So you can imagine my excitement when my mother agreed to come with me on a trip to Savannah, Georgia to visit an option I'd been exploring for graduate school BECAUSE THERE IS NO SNOW THERE.

Nothing was more beautiful in 2014 so far then landing at the Savannah airport, walking out those scary narrow steps off the plane and ripping off layers of coats and sweaters immediately, because it was 73 FREAKIN DEGREES.

ONLY CAPS LOCK CAN PROPERLY DEMONSTRATE MY EXCITEMENT.

I mean really, have you ever seen anything more beautiful and sunny than this? Especially for all of you up north.


 

Those are some clear blue skies, people!

Also, Savannah is kind of, well, special when it comes to beer. Or alcohol in general.

See, from Jones St. to the river (the historic district), you can drink in public as long as it's in a plastic container. There are no open container laws.

So while this unique drinking experience felt highly illegal for the first day or two, I finally started to relax about the whole thing and really enjoyed having the chance to carry my beer from place to place. Honestly, it really helps you pace yourself when you don't feel rushed to finish your beer as well, I think it's a good idea and it works very well for Savannah.

While I tried to drink only regional selections (Georgia and the Carolinas), I think I'm going to talk about one of the beers I had that was brewed right in downtown Savannah.

The first night in Savannah was spent at Moon River Brewing Company. We could even drink out in their new beer garden! I had absolutely delicious brisket tacos, there was great music playing, and in case you weren't from Michigan and thought 58 degrees was cold, there were fireplaces to keep you warm.

My favorite selection for the night was definitely the Marmota, a Belgian APA fusion (6% ABV). This is the unaged batch of their Sombra de Marmota, which was aged in tequila barrels. I would have loved to try that when they had it!

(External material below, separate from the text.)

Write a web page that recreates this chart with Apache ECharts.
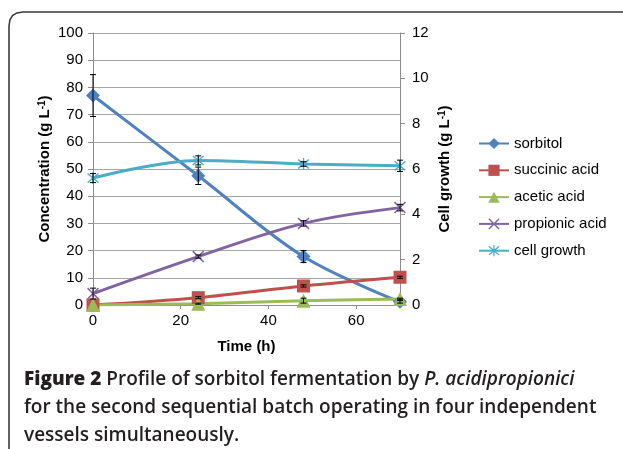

Served in a pint glass, this beer was the color of overripe peaches. Very little lacing or retention.

The aroma was certainly fruity, leaning more on the belgian side. Some nice citrus combined with subtle tropical fruits and a slight caramel malt.

This had delicious belgian characteristics coming from the yeast, banana, cinnamon, clove, but it was balanced nicely with some pineapple citrus west coast style hoppage. The combination actually made the finish on this beer quite hot. Not warm alcoholic hot, but spicy and zesty. It was delicious and refreshing, especially considering it was quite carbonated and airy. I could imagine really enjoying this beer in the middle of spring, though it may even be too heavy for a Savannah summer.


Up front on the left is the Marmota. On the right is the Wild Wacky Wit, also quite nice. Savannah's version of Oberon/Dirty Blonde/Whitsun.... you know what I mean.

Anyway, Moon River is also considered to be incredibly haunted and was featured on that ghost hunting show on the Travel Channel. Savannah is actually the most haunted city in America, so I'm sure if you asked one of the bartenders here they would have some pretty interesting haunted stories!

I'm really in love with this town and I can't wait to return or possibly live here! I would at least love to come to the Beer Festival in Savannah on August 31. Mark your calendars!




Illinois vs. Michigan, How is This Even a Battle?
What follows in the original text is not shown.